TS doesn't make a difference between arrays and objects

Patterns like this one are fine from TS perspective:

interface Foo {
[id: number]: string;
const a: Foo = ['aaa', 'bbb', 'ccc'];

However, it doesn't have to be what developers expect (even though it's correct from the JS perspective). Other type systems follow the difference between these types which gives you more confidence since you cannot return array where you'd expect an object and work with it later (which will most likely break since the types are quite different).

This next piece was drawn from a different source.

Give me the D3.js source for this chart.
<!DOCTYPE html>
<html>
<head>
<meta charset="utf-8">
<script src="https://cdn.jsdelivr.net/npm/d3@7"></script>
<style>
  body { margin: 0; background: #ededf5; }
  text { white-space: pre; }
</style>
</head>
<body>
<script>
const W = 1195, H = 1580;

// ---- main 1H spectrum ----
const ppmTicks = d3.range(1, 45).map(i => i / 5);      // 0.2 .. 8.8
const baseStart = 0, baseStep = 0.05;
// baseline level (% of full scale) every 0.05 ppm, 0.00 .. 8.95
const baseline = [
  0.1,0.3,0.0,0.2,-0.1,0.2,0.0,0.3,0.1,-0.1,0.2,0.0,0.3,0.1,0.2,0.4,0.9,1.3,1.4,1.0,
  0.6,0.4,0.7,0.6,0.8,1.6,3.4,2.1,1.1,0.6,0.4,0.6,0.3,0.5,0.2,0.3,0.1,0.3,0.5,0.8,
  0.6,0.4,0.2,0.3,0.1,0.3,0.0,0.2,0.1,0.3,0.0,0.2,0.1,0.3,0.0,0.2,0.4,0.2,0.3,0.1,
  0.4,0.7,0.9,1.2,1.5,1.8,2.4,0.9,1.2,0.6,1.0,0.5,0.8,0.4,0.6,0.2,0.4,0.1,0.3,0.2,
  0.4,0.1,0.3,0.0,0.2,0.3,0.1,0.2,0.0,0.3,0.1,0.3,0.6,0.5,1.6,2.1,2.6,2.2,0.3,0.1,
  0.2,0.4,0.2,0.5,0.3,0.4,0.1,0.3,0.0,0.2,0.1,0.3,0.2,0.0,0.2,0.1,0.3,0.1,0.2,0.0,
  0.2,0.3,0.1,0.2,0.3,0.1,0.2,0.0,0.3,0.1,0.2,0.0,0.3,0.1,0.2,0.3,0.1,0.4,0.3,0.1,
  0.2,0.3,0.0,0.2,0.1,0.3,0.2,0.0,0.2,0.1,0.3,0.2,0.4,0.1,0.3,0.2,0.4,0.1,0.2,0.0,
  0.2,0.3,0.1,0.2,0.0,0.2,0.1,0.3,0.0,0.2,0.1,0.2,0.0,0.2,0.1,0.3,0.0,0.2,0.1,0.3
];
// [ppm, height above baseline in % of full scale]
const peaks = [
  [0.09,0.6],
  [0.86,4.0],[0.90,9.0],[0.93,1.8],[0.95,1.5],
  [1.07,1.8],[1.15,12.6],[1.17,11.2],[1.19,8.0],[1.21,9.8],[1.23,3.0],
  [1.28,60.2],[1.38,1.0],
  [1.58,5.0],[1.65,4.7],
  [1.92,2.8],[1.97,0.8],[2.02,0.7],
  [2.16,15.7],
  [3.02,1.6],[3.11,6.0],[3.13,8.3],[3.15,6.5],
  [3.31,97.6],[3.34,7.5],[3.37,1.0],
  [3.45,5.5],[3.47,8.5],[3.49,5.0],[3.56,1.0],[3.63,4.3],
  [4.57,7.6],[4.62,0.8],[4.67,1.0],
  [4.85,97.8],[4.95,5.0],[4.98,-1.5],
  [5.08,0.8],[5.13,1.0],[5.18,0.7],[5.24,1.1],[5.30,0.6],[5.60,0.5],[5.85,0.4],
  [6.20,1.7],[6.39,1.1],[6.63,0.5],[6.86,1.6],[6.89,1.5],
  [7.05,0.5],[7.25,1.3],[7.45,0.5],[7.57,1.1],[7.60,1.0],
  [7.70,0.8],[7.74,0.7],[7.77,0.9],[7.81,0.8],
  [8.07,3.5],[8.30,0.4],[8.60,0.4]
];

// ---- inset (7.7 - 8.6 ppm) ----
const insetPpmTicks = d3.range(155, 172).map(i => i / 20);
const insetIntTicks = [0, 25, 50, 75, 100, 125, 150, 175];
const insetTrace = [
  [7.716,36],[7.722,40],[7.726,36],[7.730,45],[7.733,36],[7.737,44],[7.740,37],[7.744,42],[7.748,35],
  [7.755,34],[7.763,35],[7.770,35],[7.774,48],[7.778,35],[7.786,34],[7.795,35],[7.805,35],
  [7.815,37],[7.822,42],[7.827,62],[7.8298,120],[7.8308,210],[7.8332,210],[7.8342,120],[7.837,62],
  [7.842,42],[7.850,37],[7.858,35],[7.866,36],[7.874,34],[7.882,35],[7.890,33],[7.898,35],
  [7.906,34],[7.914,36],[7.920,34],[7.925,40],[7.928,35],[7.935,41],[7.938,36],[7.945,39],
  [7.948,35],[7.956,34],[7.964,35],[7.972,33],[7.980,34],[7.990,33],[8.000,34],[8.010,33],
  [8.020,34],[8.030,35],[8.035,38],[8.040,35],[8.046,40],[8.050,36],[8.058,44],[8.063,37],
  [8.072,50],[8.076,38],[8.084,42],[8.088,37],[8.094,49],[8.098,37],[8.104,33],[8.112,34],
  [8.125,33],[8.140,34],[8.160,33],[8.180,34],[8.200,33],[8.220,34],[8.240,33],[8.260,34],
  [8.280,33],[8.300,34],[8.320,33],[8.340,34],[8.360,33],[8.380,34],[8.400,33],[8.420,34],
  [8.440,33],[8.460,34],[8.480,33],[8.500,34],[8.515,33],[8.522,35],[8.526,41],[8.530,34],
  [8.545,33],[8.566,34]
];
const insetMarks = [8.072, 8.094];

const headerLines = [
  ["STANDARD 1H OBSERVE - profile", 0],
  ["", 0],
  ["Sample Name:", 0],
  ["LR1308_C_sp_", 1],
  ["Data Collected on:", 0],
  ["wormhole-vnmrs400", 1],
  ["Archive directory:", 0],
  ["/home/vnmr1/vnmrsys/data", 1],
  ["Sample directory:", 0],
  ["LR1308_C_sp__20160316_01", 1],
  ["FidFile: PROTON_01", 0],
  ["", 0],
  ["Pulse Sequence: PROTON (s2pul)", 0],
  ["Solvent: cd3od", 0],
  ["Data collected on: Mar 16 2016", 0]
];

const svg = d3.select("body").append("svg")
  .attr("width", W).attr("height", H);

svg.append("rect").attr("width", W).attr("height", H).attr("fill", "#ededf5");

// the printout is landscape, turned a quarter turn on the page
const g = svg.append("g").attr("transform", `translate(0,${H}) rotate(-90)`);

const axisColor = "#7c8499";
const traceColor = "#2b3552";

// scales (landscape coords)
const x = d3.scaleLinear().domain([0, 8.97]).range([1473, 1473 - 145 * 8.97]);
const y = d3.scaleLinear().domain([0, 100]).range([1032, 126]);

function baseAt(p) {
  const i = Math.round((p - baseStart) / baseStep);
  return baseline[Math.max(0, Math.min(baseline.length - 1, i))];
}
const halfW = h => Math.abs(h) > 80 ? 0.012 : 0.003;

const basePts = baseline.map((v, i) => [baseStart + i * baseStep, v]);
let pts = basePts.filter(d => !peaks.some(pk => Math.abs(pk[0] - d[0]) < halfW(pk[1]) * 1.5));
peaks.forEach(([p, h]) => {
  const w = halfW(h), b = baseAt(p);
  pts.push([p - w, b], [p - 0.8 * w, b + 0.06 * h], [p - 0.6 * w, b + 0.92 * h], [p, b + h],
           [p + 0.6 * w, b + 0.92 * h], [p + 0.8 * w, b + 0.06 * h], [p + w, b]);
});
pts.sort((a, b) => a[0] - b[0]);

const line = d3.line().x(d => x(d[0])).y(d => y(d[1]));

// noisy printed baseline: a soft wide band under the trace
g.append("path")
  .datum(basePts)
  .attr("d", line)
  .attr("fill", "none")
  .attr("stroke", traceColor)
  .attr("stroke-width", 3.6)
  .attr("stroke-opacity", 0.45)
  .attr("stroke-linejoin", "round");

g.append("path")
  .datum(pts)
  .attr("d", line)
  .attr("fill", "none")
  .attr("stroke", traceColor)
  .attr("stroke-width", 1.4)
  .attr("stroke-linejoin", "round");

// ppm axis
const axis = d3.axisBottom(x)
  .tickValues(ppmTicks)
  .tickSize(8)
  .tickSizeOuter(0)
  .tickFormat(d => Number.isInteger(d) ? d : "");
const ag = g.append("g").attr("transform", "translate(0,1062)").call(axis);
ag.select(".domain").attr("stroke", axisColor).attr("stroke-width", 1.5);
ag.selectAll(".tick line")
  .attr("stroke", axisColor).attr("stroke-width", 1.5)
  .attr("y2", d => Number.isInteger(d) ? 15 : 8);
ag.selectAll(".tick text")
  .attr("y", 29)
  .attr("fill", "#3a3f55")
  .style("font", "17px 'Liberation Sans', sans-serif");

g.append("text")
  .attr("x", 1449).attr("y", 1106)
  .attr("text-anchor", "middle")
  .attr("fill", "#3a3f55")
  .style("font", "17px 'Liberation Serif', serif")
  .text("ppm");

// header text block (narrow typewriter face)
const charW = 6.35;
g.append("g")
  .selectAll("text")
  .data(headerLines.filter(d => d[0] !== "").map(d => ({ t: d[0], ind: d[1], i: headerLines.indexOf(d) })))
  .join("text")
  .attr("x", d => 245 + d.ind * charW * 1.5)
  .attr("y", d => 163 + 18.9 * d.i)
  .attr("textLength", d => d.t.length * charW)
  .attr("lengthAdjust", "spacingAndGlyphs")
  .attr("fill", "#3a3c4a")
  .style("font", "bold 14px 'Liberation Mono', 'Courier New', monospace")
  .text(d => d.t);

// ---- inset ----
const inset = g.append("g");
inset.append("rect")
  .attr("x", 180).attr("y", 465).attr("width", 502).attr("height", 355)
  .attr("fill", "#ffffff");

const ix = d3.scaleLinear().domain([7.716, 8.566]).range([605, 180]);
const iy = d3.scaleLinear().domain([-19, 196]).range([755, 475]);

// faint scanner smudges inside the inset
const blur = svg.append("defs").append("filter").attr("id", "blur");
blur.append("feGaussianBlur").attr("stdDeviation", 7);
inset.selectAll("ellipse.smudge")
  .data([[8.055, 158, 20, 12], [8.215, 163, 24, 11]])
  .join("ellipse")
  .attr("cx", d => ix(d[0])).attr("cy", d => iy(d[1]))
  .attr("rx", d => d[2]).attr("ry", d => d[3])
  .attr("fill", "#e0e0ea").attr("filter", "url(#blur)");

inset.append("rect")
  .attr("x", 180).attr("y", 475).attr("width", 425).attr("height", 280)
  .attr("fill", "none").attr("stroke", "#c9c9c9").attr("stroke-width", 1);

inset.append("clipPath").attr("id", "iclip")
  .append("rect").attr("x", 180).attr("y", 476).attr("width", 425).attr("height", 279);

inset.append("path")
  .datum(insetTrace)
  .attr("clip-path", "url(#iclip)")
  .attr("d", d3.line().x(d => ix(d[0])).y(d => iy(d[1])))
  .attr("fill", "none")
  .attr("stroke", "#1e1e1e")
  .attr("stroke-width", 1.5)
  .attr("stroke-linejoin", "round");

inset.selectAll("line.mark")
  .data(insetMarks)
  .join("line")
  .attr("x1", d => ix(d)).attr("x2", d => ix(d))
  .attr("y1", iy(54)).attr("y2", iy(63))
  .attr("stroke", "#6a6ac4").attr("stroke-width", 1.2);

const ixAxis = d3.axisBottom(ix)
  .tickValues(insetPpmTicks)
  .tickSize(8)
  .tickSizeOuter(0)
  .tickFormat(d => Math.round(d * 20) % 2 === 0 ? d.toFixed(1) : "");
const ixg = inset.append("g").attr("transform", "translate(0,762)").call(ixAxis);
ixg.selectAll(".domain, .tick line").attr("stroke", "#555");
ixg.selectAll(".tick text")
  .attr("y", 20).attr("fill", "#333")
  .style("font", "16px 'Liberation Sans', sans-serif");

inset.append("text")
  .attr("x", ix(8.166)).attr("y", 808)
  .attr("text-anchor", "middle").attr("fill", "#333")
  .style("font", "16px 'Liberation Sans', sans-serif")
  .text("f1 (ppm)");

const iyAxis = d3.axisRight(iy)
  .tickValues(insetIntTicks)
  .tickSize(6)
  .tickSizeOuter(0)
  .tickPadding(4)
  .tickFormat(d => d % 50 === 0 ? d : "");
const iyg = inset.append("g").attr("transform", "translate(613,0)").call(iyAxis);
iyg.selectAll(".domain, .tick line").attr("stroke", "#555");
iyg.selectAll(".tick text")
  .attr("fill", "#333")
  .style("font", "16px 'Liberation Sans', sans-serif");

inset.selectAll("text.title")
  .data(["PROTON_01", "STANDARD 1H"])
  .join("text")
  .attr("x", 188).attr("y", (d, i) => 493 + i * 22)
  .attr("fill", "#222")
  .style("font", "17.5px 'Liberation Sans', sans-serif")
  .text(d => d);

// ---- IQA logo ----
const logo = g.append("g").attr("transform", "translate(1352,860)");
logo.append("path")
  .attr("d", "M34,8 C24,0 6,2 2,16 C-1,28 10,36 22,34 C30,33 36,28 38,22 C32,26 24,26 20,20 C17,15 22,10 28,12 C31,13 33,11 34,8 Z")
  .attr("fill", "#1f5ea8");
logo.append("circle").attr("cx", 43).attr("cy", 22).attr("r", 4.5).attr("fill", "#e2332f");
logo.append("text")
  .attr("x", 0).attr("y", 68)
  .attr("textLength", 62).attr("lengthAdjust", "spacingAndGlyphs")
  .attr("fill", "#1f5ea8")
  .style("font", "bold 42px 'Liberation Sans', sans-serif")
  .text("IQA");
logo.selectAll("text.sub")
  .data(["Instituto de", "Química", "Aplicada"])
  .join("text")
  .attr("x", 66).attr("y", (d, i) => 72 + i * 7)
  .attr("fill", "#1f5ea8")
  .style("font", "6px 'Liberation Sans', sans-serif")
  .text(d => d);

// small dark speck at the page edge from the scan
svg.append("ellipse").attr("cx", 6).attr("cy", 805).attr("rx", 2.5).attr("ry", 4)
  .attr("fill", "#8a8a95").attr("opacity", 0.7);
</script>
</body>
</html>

So, how do you annotate "object with numerical indexer, not an array"? :thinking:

Accidental global access

It's very easy to access and use global variables like length or name (simple refactoring mistake) and there is not way how to prevent this, see: https://github.com/microsoft/TypeScript/issues/14306

This is a common mistake even in large companies:

We have also been bitten by the 'name' thing at Google, and have also been considering patching it out of our lib.d.ts. I think the fix that behaves how TypeScript does is to split the standard library up further so that a project can opt in or out from the global declarations.